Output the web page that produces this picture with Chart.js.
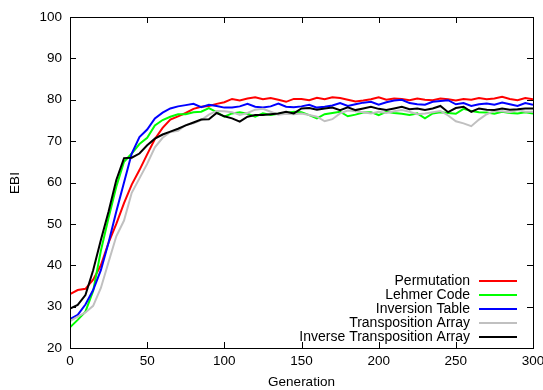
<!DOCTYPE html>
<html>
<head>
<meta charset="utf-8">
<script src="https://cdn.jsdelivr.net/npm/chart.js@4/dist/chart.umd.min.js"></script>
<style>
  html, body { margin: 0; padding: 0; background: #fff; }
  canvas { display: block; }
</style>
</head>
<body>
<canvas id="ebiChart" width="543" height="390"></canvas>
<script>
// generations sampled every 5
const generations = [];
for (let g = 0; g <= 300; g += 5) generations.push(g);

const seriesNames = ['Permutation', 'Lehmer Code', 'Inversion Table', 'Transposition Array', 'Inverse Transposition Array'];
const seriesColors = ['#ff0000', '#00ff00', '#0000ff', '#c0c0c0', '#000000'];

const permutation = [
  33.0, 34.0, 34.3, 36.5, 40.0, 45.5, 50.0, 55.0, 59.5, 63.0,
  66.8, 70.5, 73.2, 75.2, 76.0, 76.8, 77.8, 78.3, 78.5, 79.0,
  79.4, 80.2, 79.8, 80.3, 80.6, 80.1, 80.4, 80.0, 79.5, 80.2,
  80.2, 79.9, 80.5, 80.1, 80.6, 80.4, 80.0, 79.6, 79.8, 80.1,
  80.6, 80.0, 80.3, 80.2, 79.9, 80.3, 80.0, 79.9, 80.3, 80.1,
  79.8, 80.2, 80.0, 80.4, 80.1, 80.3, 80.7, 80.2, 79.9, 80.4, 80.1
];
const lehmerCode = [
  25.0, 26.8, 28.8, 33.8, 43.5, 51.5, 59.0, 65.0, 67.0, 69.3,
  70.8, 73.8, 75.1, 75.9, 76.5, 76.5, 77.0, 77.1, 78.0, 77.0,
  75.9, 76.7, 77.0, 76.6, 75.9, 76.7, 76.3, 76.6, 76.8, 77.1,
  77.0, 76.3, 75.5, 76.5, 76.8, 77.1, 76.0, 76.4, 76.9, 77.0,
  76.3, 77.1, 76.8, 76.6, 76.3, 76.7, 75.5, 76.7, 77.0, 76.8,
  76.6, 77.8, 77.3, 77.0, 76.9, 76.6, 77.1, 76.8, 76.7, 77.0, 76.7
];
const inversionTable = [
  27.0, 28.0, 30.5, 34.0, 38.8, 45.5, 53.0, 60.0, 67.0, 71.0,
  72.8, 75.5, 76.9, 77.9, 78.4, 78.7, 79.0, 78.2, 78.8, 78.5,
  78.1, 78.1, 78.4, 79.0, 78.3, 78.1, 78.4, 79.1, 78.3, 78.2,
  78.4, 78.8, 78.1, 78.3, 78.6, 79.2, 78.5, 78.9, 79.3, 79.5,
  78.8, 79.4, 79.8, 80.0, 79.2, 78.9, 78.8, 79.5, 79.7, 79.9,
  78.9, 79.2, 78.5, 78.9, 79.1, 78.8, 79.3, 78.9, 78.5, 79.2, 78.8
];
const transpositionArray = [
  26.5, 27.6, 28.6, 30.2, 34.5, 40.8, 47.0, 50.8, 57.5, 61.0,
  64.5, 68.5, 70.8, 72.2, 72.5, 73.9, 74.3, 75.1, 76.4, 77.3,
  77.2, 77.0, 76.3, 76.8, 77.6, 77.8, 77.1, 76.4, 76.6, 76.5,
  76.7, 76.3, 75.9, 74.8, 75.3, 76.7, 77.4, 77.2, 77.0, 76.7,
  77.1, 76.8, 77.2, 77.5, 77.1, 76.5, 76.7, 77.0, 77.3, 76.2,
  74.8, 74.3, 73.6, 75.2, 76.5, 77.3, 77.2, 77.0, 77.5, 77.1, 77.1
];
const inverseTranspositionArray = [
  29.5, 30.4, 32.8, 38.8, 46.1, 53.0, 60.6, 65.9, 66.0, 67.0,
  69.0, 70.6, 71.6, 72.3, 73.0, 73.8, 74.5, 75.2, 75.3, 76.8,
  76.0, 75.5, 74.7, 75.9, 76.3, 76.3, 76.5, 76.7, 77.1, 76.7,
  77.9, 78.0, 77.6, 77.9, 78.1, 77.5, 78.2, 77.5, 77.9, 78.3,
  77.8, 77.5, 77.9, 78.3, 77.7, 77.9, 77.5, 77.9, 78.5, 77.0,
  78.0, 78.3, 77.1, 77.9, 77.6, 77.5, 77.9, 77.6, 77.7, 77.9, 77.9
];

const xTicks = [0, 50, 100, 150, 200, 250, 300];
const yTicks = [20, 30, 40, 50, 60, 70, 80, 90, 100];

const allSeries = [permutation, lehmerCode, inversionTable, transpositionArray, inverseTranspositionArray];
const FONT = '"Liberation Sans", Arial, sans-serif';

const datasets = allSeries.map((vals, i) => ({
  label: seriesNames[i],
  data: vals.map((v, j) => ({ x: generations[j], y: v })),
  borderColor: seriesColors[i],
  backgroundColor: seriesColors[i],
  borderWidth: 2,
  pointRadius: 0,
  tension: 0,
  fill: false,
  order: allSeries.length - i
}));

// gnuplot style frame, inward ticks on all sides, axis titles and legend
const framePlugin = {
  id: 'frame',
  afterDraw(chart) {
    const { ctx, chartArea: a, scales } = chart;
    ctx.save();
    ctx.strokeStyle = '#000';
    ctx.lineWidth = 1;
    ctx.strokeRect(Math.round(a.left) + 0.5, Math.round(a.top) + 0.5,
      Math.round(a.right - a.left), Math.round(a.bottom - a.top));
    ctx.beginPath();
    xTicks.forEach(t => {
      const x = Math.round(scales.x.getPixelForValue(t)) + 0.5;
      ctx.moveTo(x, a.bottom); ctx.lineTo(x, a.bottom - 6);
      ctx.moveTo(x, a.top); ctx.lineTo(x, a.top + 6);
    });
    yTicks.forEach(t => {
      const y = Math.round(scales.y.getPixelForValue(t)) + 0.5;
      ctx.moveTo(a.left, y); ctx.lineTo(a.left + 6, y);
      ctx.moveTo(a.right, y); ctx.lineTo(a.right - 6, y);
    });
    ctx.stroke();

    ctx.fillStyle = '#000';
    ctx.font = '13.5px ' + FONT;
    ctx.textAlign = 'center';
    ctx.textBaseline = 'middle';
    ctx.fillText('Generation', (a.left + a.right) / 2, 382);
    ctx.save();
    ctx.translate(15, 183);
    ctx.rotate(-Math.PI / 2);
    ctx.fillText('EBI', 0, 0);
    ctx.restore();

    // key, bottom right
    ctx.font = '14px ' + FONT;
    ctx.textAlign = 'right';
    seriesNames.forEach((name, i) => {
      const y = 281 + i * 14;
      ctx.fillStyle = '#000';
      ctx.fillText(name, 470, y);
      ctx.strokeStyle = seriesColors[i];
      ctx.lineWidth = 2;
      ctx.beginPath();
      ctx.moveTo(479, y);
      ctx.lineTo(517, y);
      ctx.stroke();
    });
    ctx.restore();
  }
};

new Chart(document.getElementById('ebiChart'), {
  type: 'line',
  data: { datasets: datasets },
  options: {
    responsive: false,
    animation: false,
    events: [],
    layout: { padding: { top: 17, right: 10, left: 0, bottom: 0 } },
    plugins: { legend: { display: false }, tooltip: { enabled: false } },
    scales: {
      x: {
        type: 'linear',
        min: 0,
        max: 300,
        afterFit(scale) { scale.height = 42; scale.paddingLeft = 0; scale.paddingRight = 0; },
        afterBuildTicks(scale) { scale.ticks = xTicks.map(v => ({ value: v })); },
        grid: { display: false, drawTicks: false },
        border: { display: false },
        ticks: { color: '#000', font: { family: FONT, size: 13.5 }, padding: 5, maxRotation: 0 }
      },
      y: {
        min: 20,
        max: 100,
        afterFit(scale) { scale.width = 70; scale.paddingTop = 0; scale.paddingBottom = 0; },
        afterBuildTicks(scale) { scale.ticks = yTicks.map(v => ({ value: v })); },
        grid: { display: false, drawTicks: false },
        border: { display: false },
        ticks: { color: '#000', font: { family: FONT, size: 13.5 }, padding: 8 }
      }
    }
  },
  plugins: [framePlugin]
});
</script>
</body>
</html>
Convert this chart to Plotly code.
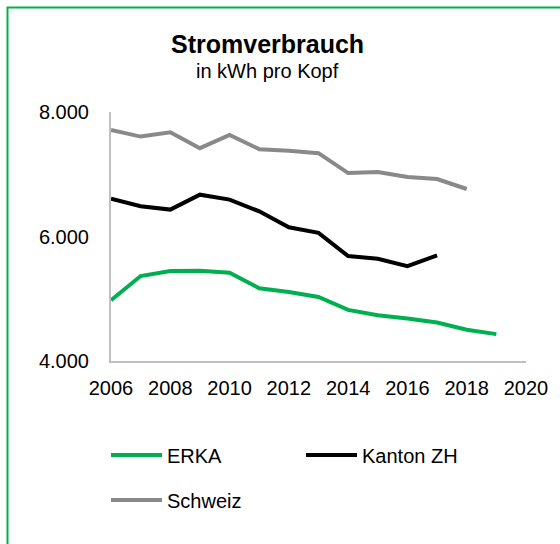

→ TASK REQUIREMENTS
Without the pictures, repeat the entries above line by line, from the first through the one that contains "['#ff0000', '#00ff00', '#0000ff', '#c0c0c0', '#000000'];", both ends included.

→ TASK RESULT
Output the web page that produces this picture with Chart.js.
<!DOCTYPE html>
<html>
<head>
<meta charset="utf-8">
<script src="https://cdn.jsdelivr.net/npm/chart.js@4/dist/chart.umd.min.js"></script>
<style>
  html, body { margin: 0; padding: 0; background: #fff; }
  canvas { display: block; }
</style>
</head>
<body>
<canvas id="ebiChart" width="543" height="390"></canvas>
<script>
// generations sampled every 5
const generations = [];
for (let g = 0; g <= 300; g += 5) generations.push(g);

const seriesNames = ['Permutation', 'Lehmer Code', 'Inversion Table', 'Transposition Array', 'Inverse Transposition Array'];
const seriesColors = ['#ff0000', '#00ff00', '#0000ff', '#c0c0c0', '#000000'];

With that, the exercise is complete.